The Penultimate Truth, which I've just finished, is a case in point. The story begins with Nicholas St. James in an "ant tank", a cramped subterranean community for laborers supporting World War III. Except the war is over, and nobody told them. St. James is forced to go to the surface and becomes involved in a battle of wills between allegedly radiation charred (but really just Native American) David Lantano and proto-Jabba the Hutt Stanton Brose.

I won't give away much more, but the story takes a few turns and ends small. This is right. It's built as a small story, its tight frame keeping it from bloating. You don't have to look too close to see Dick's Gnostic interests at play. Brose and Lantano are obvious demiurge figures, the former almost pure evil, the latter not really pure good, but livable. But perhaps because these were concerns he lived with in his daily life, he can fit them into a simple - but not predictable - story. He doesn't feel the need to blow everything up to epic proportion.

And as a result, The Penultimate Truth remains only itself. Just as Dick could only ever be himself.

2 comments:

susan said...

Wow. I haven't read either book, but your review of both is astonishingly good. Your insight is remarkable and your concise descriptions of the essences of the two novels is very skillful. In the right forum you could be a very well respected critical reviewer.

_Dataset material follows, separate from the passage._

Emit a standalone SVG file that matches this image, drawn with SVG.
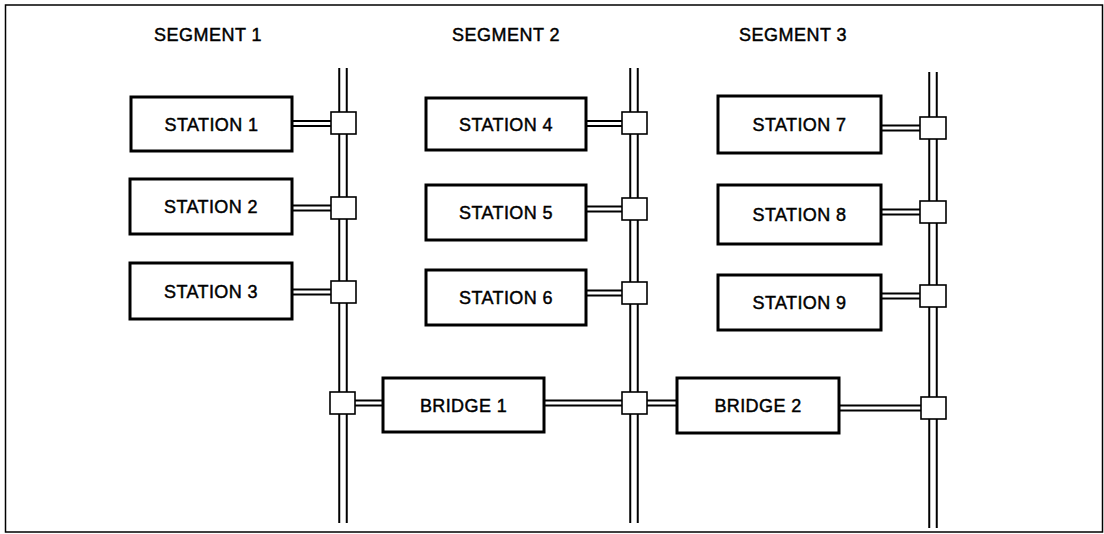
<svg xmlns="http://www.w3.org/2000/svg" width="1104" height="534" viewBox="0 0 1104 534">
<style>
.frame{fill:none;stroke:#000;stroke-width:1.5}
.box{fill:#fff;stroke:#000;stroke-width:3}
.tap{fill:#fff;stroke:#000;stroke-width:1.6}
.outer{stroke:#000;stroke-width:9.5;fill:none}
.inner{stroke:#fff;stroke-width:5.5;fill:none}
.couter{stroke:#000;stroke-width:7;fill:none}
.cinner{stroke:#fff;stroke-width:3;fill:none}
text{font-family:"Liberation Sans",Arial,Helvetica,sans-serif;font-size:18px;fill:#000;stroke:#000;stroke-width:0.45;text-anchor:middle;letter-spacing:0.4px}
.seg{letter-spacing:0.5px}
</style>
<rect width="1104" height="534" fill="#fff"/>
<rect class="frame" x="5.5" y="5" width="1097" height="527"/>
<g id="labels">
<text class="seg" x="208" y="41">SEGMENT 1</text>
<text class="seg" x="506" y="41">SEGMENT 2</text>
<text class="seg" x="793" y="41">SEGMENT 3</text>
</g>
<g id="connectors">
<path class="outer" d="M343 68V523M634 68V523M933 72V528"/>
<path class="inner" d="M343 68V523M634 68V523M933 72V528"/>
<path class="couter" d="M292 123.5H331M292 208H331M292 292H331M355 403H383M544 403H622M586 123.5H622M586 209H622M586 293H622M647 403H677M881 128H920M881 212H920M881 296H920M839 408H921"/>
<path class="cinner" d="M292 123.5H331M292 208H331M292 292H331M355 403H383M544 403H622M586 123.5H622M586 209H622M586 293H622M647 403H677M881 128H920M881 212H920M881 296H920M839 408H921"/>
<rect class="tap" x="331" y="112" width="25" height="22"/>
<rect class="tap" x="331" y="197" width="25" height="22"/>
<rect class="tap" x="331" y="281" width="25" height="22"/>
<rect class="tap" x="330" y="392" width="25" height="22"/>
<rect class="tap" x="622" y="112" width="25" height="22"/>
<rect class="tap" x="622" y="198" width="25" height="22"/>
<rect class="tap" x="622" y="282" width="25" height="22"/>
<rect class="tap" x="622" y="392" width="25" height="22"/>
<rect class="tap" x="920" y="117" width="26" height="22"/>
<rect class="tap" x="920" y="201" width="26" height="22"/>
<rect class="tap" x="920" y="285" width="26" height="22"/>
<rect class="tap" x="921" y="397" width="25" height="22"/>
</g>
<g id="station1"><rect class="box" x="131" y="97" width="161" height="54"/><text x="211.5" y="130.5">STATION 1</text></g>
<g id="station2"><rect class="box" x="130" y="179" width="162" height="55"/><text x="211" y="213">STATION 2</text></g>
<g id="station3"><rect class="box" x="130" y="263" width="162" height="56"/><text x="211" y="297.5">STATION 3</text></g>
<g id="station4"><rect class="box" x="426" y="98" width="160" height="52"/><text x="506" y="130.5">STATION 4</text></g>
<g id="station5"><rect class="box" x="426" y="185" width="160" height="55"/><text x="506" y="219">STATION 5</text></g>
<g id="station6"><rect class="box" x="426" y="270" width="160" height="55"/><text x="506" y="304">STATION 6</text></g>
<g id="station7"><rect class="box" x="718" y="96" width="163" height="57"/><text x="799.5" y="131">STATION 7</text></g>
<g id="station8"><rect class="box" x="718" y="185" width="163" height="59"/><text x="799.5" y="221">STATION 8</text></g>
<g id="station9"><rect class="box" x="718" y="275" width="163" height="55"/><text x="799.5" y="309">STATION 9</text></g>
<g id="bridge1"><rect class="box" x="383" y="378" width="161" height="54"/><text x="463.5" y="411.5">BRIDGE 1</text></g>
<g id="bridge2"><rect class="box" x="677" y="378" width="162" height="55"/><text x="758" y="412">BRIDGE 2</text></g>
</svg>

High weirdness isn't really my forte but I did read Ubik a week or so ago. PKD was a strange and very interesting man. Jer, who has a collection of his work, hadn't even heard of this one. You do have a way of ferreting out the most unique works, don't you?

Ben said...

Thank you for saying so. When something engages me in a positive or negative way, I do enjoy talking about it.

I'm glad you got a chance to read Ubik. It's one of the more satisfying things that I've read by him. There are definitely exemplars of high weirdness that I enjoy.